Data rows:
------------------------------------------------------------------------

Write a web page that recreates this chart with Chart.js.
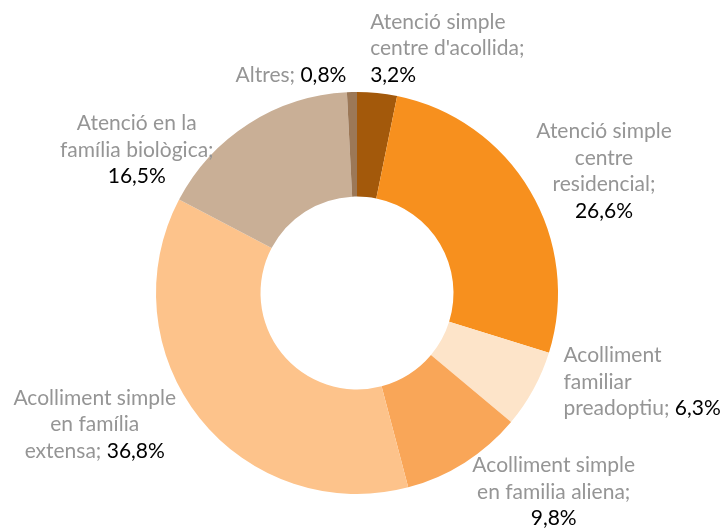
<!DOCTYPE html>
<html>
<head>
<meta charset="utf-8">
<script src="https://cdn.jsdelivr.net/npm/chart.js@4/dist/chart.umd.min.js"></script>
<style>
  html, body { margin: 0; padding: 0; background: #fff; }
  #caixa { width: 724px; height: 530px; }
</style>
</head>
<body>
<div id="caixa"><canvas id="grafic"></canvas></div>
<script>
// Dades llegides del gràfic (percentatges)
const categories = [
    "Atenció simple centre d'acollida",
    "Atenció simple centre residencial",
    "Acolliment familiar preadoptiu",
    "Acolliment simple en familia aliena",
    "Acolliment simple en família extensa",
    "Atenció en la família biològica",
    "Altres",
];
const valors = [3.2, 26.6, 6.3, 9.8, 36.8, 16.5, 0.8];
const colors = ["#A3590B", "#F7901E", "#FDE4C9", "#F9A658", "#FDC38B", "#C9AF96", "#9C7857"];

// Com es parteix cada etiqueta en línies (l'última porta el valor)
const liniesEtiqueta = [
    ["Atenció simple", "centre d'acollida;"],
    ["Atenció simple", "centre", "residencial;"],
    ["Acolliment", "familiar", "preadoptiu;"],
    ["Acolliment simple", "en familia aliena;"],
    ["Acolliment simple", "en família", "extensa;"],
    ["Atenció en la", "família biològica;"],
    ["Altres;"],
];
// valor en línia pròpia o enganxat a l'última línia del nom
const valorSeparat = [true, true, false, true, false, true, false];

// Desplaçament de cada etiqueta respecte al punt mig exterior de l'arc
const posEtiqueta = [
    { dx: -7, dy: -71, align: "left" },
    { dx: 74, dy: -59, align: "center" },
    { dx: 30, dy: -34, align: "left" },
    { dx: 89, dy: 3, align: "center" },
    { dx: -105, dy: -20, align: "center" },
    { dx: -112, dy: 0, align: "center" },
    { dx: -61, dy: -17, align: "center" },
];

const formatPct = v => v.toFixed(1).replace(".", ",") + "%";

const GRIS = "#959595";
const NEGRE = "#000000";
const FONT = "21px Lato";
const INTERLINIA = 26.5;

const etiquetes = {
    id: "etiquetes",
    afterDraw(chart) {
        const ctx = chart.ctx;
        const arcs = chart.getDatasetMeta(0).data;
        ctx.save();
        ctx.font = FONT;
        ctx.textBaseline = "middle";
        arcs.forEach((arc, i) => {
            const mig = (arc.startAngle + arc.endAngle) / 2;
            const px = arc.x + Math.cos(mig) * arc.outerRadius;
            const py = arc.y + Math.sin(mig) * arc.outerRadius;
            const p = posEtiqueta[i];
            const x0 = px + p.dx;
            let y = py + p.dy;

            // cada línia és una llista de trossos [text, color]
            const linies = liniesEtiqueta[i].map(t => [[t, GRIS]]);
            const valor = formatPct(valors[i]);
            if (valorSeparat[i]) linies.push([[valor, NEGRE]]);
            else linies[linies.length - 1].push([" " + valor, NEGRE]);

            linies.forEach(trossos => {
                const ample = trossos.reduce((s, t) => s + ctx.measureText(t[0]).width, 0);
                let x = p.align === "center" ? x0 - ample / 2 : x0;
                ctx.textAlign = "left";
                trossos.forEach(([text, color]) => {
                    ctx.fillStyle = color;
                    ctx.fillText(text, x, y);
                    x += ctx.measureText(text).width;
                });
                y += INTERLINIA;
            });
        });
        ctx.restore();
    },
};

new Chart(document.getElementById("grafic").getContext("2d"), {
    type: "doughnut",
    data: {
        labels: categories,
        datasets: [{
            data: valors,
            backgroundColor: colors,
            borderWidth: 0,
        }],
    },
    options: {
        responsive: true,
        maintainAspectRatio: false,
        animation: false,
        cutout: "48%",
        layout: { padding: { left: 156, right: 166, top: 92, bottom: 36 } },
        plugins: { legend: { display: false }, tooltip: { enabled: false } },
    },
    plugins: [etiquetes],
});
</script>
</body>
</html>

------------------------------------------------------------------------

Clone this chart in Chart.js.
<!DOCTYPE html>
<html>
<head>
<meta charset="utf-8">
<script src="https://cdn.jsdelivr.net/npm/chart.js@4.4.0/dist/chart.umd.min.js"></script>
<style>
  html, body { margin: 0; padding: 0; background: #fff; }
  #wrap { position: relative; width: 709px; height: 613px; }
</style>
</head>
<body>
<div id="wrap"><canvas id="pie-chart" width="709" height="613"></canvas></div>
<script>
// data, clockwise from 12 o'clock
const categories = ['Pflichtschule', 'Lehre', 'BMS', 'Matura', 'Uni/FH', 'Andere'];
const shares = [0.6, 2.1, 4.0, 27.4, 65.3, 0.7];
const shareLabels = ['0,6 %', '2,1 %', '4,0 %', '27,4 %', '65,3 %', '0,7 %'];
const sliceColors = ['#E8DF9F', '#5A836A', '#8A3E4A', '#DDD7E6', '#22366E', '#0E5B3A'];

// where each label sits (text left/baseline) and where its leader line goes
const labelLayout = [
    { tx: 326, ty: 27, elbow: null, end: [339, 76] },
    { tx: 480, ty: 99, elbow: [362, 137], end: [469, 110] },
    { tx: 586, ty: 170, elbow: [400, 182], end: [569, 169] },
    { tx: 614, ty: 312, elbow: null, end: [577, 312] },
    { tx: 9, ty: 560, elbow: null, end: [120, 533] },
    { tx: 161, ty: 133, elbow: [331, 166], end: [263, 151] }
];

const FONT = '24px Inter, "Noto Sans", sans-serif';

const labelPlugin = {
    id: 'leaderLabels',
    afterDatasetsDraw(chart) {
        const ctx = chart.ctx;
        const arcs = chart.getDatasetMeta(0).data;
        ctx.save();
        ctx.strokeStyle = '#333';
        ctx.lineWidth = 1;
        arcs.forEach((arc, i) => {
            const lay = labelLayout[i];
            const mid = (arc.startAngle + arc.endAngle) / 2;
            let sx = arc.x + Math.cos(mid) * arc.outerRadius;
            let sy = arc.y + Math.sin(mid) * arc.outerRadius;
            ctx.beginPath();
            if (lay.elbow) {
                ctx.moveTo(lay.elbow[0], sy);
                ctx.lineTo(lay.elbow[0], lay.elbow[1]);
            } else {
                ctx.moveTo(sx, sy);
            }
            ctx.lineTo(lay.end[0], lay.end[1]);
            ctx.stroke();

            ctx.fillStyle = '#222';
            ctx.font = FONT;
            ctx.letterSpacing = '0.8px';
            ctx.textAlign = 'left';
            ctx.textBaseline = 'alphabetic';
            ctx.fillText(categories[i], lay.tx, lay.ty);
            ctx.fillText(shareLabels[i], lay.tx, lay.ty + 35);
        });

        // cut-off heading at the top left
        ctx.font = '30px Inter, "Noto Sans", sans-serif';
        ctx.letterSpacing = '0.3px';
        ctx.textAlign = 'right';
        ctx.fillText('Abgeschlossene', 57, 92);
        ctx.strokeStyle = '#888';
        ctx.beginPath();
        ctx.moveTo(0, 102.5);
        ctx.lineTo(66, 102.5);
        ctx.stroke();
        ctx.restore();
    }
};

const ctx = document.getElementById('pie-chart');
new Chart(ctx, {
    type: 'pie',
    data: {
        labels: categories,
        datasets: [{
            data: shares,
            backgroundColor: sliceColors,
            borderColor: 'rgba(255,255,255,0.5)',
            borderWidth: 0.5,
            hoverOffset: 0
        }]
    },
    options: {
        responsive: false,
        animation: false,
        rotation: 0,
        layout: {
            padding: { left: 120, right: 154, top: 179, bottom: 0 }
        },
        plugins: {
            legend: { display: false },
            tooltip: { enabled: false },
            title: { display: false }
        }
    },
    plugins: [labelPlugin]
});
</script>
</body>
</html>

------------------------------------------------------------------------

What this task involves:
Your task is to reproduce only the lines from the one with "Write a web" through the one with "false, true, false];", keeping both ends. Skip every picture.

The result:
Write a web page that recreates this chart with Chart.js.
<!DOCTYPE html>
<html>
<head>
<meta charset="utf-8">
<script src="https://cdn.jsdelivr.net/npm/chart.js@4/dist/chart.umd.min.js"></script>
<style>
  html, body { margin: 0; padding: 0; background: #fff; }
  #caixa { width: 724px; height: 530px; }
</style>
</head>
<body>
<div id="caixa"><canvas id="grafic"></canvas></div>
<script>
// Dades llegides del gràfic (percentatges)
const categories = [
    "Atenció simple centre d'acollida",
    "Atenció simple centre residencial",
    "Acolliment familiar preadoptiu",
    "Acolliment simple en familia aliena",
    "Acolliment simple en família extensa",
    "Atenció en la família biològica",
    "Altres",
];
const valors = [3.2, 26.6, 6.3, 9.8, 36.8, 16.5, 0.8];
const colors = ["#A3590B", "#F7901E", "#FDE4C9", "#F9A658", "#FDC38B", "#C9AF96", "#9C7857"];

// Com es parteix cada etiqueta en línies (l'última porta el valor)
const liniesEtiqueta = [
    ["Atenció simple", "centre d'acollida;"],
    ["Atenció simple", "centre", "residencial;"],
    ["Acolliment", "familiar", "preadoptiu;"],
    ["Acolliment simple", "en familia aliena;"],
    ["Acolliment simple", "en família", "extensa;"],
    ["Atenció en la", "família biològica;"],
    ["Altres;"],
];
// valor en línia pròpia o enganxat a l'última línia del nom
const valorSeparat = [true, true, false, true, false, true, false];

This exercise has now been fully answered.